Normally, in lucid dreams, my waking ‘I’ might be there as an observer or commentator, and occasionally if I didn’t like the way things were going, I might intervene and change the action of the dream.

But this dream didn’t have any action at all. It didn’t have any narrative to distract me – I was just sitting there, drinking coffee, and I was bored. There was a silky cushion beside me, and I ran my hand absent-mindedly across it. I noticed how smooth the fabric felt; I ran my fingers along the hard ridge of the trim.

I thought, ‘Hold on a minute – this is a dream!’ Since nothing much else was going on, I went on testing the evidence of my senses and yes, I really could smell the coffee; I could feel the crumbly biscuit between my fingers and taste its light vanilla on my tongue. I could hear my neighbour’s voice, talking to me. I knew it was a dream, but it felt exactly the same as ‘real’ life.

When I woke up, I could feel the quilt resting lightly across my body; I could see the light from the gap in the curtains ribboning across it; I could hear my husband’s gentle breathing and smell the warmth of our two bodies. But now I knew that my mind could create a whole different reality which felt as real to my senses as this one. So the senses were unreliable witnesses, and waking life a reality no more substantial than the dream.

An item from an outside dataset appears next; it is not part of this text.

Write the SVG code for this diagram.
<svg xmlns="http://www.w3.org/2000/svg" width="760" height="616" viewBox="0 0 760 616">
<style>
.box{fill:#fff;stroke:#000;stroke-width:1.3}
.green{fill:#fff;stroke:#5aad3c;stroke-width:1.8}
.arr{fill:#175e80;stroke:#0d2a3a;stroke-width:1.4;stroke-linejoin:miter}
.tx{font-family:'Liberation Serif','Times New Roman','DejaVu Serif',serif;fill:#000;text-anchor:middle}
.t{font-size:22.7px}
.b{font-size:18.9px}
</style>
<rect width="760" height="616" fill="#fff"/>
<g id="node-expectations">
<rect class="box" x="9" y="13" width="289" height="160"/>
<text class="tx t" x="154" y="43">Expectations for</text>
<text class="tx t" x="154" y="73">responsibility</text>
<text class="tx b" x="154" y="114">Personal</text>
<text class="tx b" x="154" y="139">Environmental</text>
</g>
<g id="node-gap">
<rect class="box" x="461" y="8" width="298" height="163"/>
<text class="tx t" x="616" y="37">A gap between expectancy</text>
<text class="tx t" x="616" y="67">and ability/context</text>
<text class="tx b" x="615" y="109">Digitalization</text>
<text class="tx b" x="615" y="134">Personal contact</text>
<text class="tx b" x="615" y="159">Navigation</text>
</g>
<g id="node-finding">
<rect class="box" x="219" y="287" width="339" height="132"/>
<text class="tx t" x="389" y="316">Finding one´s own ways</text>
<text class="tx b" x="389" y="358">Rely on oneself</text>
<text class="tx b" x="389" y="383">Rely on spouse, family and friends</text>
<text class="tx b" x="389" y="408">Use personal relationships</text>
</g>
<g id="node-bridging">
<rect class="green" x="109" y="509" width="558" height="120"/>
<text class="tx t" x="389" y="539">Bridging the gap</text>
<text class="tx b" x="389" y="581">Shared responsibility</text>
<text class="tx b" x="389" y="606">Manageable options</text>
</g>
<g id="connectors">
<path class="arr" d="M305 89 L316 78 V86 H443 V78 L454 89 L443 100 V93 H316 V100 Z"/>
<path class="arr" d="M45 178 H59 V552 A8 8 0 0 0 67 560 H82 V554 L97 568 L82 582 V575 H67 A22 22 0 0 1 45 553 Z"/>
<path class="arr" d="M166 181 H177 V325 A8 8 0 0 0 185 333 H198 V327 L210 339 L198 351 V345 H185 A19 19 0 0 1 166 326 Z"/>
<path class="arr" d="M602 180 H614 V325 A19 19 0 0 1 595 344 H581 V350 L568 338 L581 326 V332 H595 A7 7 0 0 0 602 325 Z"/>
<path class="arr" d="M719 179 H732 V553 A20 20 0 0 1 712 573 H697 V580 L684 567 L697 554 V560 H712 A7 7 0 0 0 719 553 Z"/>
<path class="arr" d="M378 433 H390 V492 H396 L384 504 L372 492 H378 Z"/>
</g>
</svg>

When you read back over old dream diaries, you will also find that seemingly ordinary dreams can be precisely predictive, and you may find so many of these that it’s impossible to dismiss them all as flukes and coincidences.

According to our normal understanding of time, it should not be possible to predict the future, but the experience of predictive dreaming shows irrefutably that it is.

So gradually, actively engaging with dreams can dissolve the narrow rational and materialistic viewpoint, through which we normally understand life. In the words of William Blake, ‘man has closed himself up, ’til he sees all things thro’ narrow chinks of his cavern.’

The practical, experiential path of dreaming can lead to a falling away of ideas and illusions, and open you up to the mind-blowing reality. ‘If the doors of perception were cleansed everything would appear to man as it is, infinite.’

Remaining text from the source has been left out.